DIRECTIVE: Set down only those lines that fall from the line containing "Generate a component" through the line containing "const bottom = CANVAS_H;", unchanged and without pictures.

DATA IN THIS EXERCISE:

%%

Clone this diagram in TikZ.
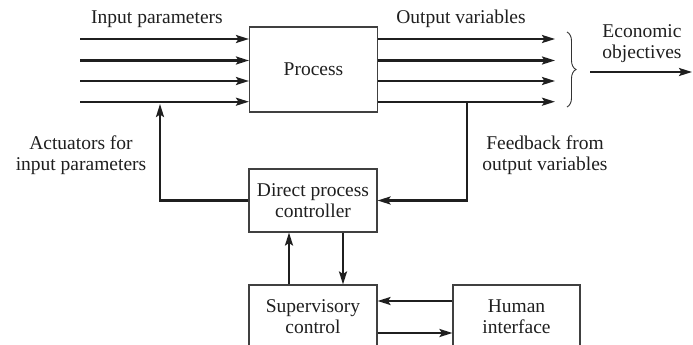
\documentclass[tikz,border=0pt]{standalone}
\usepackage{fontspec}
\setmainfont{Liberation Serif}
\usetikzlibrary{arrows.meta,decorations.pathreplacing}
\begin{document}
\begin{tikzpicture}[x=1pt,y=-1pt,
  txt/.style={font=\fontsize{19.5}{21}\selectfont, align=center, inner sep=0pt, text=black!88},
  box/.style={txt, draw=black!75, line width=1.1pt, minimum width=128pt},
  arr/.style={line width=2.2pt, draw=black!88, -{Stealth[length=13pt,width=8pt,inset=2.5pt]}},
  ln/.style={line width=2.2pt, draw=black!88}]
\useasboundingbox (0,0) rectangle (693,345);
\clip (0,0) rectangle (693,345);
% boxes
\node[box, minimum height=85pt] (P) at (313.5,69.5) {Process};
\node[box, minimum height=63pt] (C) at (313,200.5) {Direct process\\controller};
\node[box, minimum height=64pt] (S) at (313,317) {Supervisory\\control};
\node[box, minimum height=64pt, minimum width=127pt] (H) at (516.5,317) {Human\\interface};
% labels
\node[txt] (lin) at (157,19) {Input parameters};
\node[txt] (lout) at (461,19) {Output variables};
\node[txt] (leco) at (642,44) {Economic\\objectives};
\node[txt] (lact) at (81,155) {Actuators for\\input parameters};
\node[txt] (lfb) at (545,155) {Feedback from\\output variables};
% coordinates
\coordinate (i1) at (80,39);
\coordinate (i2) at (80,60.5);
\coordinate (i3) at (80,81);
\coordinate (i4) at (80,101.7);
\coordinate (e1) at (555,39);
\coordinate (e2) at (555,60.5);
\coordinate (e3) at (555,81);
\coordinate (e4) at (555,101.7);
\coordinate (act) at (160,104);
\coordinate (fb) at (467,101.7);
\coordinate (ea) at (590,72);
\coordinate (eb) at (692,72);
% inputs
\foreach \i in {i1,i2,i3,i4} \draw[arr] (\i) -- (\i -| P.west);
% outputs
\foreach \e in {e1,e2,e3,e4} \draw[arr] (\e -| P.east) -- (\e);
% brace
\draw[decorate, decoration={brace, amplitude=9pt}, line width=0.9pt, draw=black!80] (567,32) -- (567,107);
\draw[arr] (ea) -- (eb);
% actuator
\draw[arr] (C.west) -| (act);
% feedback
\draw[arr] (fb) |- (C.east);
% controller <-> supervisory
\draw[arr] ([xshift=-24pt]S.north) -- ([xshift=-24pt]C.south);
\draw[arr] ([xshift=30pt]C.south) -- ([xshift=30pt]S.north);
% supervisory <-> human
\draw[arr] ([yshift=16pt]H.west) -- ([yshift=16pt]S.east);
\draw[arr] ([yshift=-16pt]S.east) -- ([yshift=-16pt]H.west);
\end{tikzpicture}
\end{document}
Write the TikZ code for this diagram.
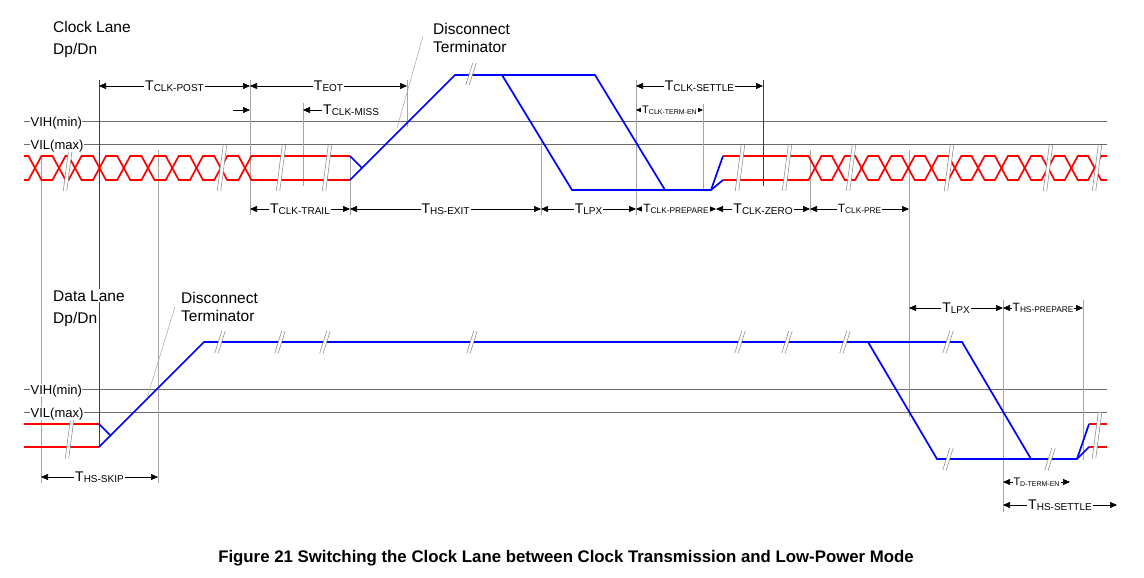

%%
%%

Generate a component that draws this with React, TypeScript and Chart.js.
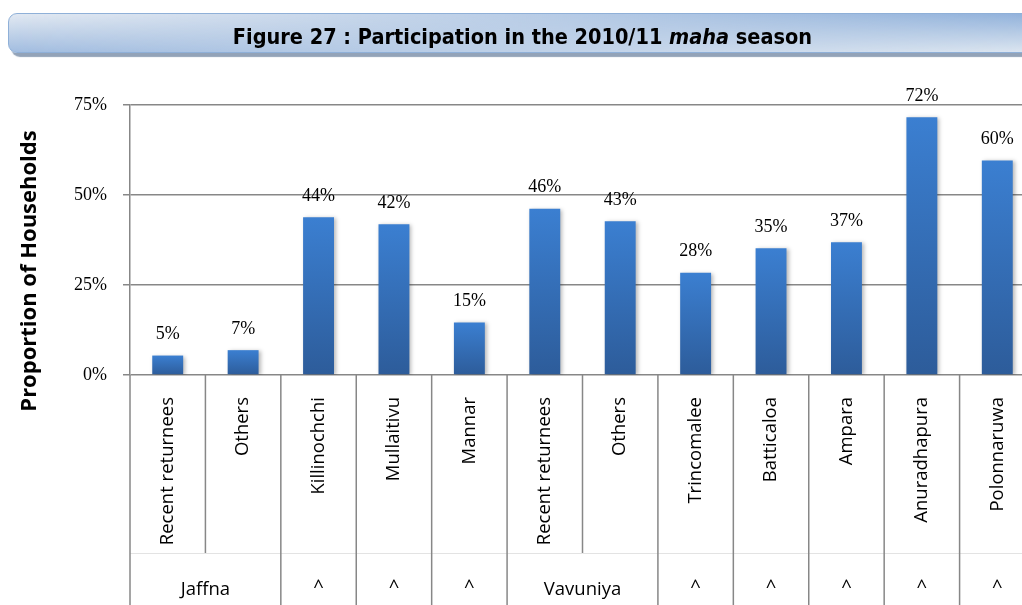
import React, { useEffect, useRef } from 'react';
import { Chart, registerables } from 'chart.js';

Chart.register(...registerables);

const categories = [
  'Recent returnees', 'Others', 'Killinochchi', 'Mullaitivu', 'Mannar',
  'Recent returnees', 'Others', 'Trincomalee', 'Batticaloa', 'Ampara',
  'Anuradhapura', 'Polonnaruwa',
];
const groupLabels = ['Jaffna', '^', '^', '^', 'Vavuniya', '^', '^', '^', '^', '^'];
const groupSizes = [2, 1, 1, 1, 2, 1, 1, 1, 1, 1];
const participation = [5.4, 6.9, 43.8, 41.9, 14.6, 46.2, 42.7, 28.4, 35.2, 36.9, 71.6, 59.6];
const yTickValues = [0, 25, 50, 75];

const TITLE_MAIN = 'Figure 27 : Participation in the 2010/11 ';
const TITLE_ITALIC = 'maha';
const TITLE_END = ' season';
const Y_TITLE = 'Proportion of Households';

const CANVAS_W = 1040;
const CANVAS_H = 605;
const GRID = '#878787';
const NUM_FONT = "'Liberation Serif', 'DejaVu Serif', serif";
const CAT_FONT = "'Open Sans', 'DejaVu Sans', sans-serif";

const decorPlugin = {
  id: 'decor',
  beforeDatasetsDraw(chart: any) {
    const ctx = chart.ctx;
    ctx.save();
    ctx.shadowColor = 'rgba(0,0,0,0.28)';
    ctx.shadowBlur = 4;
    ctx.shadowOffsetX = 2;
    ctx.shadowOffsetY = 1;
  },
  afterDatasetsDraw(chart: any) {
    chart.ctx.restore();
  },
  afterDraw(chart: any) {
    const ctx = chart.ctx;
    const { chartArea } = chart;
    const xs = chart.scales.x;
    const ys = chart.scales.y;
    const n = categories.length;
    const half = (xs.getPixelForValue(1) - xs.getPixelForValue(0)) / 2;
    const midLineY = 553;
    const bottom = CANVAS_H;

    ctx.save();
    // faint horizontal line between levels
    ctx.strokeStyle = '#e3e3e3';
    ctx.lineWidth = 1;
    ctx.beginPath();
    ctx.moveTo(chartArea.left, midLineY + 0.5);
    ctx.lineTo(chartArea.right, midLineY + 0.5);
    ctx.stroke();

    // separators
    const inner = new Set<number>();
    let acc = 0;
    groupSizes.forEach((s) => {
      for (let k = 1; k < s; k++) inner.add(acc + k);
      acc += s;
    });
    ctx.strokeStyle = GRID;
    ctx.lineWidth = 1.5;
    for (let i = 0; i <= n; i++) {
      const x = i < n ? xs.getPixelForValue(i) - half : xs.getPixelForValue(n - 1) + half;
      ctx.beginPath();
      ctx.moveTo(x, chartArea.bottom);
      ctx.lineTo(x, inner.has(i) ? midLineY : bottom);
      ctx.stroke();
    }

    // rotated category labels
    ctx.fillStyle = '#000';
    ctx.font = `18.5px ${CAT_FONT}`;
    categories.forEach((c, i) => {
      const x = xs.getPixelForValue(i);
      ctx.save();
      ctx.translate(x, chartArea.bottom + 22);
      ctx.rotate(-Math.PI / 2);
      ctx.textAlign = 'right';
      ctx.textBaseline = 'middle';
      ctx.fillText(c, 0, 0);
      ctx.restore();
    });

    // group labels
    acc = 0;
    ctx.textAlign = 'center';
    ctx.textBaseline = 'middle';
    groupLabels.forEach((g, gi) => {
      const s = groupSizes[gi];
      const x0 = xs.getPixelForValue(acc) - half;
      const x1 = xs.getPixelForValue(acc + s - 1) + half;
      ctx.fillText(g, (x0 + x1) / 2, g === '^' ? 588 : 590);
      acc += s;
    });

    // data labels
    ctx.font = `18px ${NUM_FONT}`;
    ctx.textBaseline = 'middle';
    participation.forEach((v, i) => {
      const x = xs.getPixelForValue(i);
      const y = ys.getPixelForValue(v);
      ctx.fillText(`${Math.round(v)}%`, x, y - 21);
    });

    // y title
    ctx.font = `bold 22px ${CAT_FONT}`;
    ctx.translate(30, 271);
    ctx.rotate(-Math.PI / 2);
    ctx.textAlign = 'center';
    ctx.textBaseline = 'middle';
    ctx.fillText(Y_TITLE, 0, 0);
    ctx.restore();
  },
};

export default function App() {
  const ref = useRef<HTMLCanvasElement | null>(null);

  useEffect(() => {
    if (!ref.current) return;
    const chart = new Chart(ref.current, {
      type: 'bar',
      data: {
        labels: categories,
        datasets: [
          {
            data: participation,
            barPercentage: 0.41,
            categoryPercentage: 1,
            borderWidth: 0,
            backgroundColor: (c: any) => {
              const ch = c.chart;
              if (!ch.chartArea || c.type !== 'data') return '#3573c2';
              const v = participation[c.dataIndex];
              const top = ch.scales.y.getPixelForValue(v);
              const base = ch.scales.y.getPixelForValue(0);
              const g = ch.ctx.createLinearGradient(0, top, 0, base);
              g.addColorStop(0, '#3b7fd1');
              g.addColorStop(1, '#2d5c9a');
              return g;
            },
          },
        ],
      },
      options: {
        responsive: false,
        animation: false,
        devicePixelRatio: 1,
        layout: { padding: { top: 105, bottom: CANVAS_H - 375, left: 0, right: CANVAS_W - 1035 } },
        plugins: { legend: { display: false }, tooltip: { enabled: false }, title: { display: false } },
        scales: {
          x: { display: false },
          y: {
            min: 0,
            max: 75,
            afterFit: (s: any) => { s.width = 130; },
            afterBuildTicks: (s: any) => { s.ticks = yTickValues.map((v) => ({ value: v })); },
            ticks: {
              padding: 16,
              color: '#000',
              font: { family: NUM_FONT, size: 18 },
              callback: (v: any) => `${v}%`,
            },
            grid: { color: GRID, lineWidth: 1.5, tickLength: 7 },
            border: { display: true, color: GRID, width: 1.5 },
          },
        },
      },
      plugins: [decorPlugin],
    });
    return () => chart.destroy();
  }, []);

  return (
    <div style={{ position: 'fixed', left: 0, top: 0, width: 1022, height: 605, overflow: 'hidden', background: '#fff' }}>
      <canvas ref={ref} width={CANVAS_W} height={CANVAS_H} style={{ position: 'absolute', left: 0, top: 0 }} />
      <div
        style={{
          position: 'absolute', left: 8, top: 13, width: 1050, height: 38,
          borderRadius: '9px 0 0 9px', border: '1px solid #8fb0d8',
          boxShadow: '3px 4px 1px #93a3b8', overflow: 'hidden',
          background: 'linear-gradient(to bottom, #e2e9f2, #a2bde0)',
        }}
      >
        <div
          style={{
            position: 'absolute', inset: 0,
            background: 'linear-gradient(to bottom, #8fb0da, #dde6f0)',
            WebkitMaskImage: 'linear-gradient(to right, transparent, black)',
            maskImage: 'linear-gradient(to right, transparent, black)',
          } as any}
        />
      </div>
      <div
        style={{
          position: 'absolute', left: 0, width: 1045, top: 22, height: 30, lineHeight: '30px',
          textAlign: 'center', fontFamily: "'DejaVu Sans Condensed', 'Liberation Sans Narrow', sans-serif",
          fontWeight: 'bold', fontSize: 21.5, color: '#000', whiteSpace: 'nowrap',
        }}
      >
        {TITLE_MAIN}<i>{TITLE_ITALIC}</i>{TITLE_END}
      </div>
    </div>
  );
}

%%
%%

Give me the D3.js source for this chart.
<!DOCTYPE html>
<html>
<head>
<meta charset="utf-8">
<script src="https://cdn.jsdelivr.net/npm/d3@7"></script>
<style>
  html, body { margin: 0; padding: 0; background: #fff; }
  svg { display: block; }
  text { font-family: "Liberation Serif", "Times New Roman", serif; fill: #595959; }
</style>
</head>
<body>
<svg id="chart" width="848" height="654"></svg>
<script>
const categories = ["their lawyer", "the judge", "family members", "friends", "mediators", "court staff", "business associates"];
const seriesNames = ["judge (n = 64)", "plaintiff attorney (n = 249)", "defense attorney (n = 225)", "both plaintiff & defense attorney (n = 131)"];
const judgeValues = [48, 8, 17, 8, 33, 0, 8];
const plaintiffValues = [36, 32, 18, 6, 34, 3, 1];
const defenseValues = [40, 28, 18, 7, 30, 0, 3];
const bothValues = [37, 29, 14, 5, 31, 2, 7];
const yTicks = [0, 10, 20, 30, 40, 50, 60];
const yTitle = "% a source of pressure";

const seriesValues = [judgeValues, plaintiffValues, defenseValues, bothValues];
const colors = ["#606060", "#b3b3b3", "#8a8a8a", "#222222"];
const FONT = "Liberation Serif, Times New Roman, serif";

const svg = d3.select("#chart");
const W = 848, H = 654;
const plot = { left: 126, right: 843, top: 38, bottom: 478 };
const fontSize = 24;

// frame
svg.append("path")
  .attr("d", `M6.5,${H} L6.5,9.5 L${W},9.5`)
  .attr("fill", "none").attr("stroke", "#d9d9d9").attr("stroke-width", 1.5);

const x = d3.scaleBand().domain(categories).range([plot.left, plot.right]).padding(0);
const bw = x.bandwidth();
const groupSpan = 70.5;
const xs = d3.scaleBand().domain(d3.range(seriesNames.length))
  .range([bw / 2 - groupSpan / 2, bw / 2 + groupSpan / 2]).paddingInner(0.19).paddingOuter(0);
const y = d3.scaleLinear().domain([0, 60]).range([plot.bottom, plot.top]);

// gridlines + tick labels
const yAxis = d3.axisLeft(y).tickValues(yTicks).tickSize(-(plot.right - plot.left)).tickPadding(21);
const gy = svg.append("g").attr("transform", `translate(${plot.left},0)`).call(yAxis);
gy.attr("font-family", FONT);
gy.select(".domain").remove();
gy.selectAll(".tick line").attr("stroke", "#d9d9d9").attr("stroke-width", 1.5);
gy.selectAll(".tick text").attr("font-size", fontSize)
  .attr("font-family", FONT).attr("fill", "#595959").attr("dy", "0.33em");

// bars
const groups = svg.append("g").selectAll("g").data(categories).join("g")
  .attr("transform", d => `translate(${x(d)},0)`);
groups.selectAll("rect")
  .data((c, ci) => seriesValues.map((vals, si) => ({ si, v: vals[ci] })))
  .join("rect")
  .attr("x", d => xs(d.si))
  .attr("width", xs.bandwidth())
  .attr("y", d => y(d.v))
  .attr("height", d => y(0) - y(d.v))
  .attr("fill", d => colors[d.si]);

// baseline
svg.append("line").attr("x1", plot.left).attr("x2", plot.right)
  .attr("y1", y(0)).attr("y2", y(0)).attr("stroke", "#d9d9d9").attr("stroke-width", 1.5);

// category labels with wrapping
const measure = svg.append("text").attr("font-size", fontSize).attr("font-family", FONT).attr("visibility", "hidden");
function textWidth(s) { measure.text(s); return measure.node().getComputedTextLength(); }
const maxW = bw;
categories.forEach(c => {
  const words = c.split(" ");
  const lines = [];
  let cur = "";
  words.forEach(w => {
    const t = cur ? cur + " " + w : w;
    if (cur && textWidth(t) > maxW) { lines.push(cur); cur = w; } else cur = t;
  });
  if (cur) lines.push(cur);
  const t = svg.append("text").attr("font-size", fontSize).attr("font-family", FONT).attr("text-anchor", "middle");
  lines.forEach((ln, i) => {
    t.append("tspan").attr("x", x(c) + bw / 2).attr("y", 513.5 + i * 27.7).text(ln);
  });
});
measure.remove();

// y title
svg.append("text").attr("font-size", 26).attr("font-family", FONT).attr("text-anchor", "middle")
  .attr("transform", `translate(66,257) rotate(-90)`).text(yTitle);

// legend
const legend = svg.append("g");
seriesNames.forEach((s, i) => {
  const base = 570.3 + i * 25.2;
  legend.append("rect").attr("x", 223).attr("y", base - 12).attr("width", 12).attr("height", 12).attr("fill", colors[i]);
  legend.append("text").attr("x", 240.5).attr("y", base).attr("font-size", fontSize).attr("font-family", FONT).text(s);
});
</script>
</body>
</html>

%%

RESULT OF THIS EXERCISE:
Generate a component that draws this with React, TypeScript and Chart.js.
import React, { useEffect, useRef } from 'react';
import { Chart, registerables } from 'chart.js';

Chart.register(...registerables);

const categories = [
  'Recent returnees', 'Others', 'Killinochchi', 'Mullaitivu', 'Mannar',
  'Recent returnees', 'Others', 'Trincomalee', 'Batticaloa', 'Ampara',
  'Anuradhapura', 'Polonnaruwa',
];
const groupLabels = ['Jaffna', '^', '^', '^', 'Vavuniya', '^', '^', '^', '^', '^'];
const groupSizes = [2, 1, 1, 1, 2, 1, 1, 1, 1, 1];
const participation = [5.4, 6.9, 43.8, 41.9, 14.6, 46.2, 42.7, 28.4, 35.2, 36.9, 71.6, 59.6];
const yTickValues = [0, 25, 50, 75];

const TITLE_MAIN = 'Figure 27 : Participation in the 2010/11 ';
const TITLE_ITALIC = 'maha';
const TITLE_END = ' season';
const Y_TITLE = 'Proportion of Households';

const CANVAS_W = 1040;
const CANVAS_H = 605;
const GRID = '#878787';
const NUM_FONT = "'Liberation Serif', 'DejaVu Serif', serif";
const CAT_FONT = "'Open Sans', 'DejaVu Sans', sans-serif";

const decorPlugin = {
  id: 'decor',
  beforeDatasetsDraw(chart: any) {
    const ctx = chart.ctx;
    ctx.save();
    ctx.shadowColor = 'rgba(0,0,0,0.28)';
    ctx.shadowBlur = 4;
    ctx.shadowOffsetX = 2;
    ctx.shadowOffsetY = 1;
  },
  afterDatasetsDraw(chart: any) {
    chart.ctx.restore();
  },
  afterDraw(chart: any) {
    const ctx = chart.ctx;
    const { chartArea } = chart;
    const xs = chart.scales.x;
    const ys = chart.scales.y;
    const n = categories.length;
    const half = (xs.getPixelForValue(1) - xs.getPixelForValue(0)) / 2;
    const midLineY = 553;
    const bottom = CANVAS_H;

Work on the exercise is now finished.